Только когда пройдет созерцание, он снова возвращается в свое естество. Тогда как пребывая в созерцании, он другой и из другого. Весь полностью соединяется с Богом. Не думает о том, что у него есть тело и жилище. Весь воспаряет. Без тела восходит на небо!
Воистину велико это таинство. Ибо человек видит то, о чем язык человеческий не может рассказать.
И когда проходит это созерцание, он пребывает в таком смирении, что плачет, как малое дитя, о том, что Господь дает ему это, хотя он не делает ничего. И у него появляется такое самопознание, что, если его спросишь, он считает себя самым убогим, недостойным того, чтобы существовать на свете.
И до тех пор, пока он так думает, Тот дает ему еще больше.
— Достаточно! — взывает он к Богу.
А благодать умножается еще.

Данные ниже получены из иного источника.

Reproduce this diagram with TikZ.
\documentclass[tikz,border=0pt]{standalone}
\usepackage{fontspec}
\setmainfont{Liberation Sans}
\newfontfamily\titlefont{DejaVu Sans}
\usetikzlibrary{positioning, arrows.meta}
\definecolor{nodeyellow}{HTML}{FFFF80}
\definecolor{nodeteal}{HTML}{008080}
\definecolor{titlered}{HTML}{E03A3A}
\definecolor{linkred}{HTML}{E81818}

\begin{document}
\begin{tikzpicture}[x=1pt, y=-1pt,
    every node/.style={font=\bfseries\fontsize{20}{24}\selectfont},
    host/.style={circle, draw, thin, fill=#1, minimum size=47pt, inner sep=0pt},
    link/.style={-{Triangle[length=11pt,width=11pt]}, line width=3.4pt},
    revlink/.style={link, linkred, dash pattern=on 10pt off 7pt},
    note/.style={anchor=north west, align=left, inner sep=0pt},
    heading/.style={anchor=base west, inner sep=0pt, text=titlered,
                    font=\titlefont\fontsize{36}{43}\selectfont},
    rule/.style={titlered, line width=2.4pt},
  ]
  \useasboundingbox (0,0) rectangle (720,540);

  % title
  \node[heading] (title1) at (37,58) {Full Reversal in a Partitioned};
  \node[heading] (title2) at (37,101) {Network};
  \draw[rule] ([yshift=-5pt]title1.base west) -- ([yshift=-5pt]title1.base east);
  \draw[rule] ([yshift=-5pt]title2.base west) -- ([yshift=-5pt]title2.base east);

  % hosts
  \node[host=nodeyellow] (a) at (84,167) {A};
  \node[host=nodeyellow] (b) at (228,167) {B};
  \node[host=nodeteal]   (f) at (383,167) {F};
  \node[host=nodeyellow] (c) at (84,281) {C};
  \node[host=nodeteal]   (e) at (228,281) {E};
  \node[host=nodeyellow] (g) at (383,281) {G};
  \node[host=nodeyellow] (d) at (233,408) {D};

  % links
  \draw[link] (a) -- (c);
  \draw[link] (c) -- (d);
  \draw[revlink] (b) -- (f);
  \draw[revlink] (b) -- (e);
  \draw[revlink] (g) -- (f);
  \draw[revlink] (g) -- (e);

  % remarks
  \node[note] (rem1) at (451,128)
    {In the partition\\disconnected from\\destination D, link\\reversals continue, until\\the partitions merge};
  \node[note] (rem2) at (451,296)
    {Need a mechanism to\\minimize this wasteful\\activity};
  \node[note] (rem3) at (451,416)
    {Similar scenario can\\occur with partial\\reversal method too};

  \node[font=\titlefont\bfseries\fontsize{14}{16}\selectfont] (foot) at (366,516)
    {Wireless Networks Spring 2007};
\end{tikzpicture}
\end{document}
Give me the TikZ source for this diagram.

Он становится сыном Царя.
И если скажешь:
— Чье то, что на тебе?
— Господа моего, — говорит он.
— А хлеб и другая пища, которую ты ешь?
— Господа моего.
— А деньги, которые носишь с собой?
— Господа моего.
— А что у тебя свое?
— Ничего.
Я земля, я грязь, я пыль.
Ты меня поднимаешь — я поднимаюсь.
Бросаешь меня — падаю.
Возносишь меня — лечу.
Кидаешь меня — ударяюсь.
Естество мое — ничто.
Он говорит это ненасытно. А что есть это «ничто»? Это то, что было ничем, прежде чем Бог сотворил небо и землю.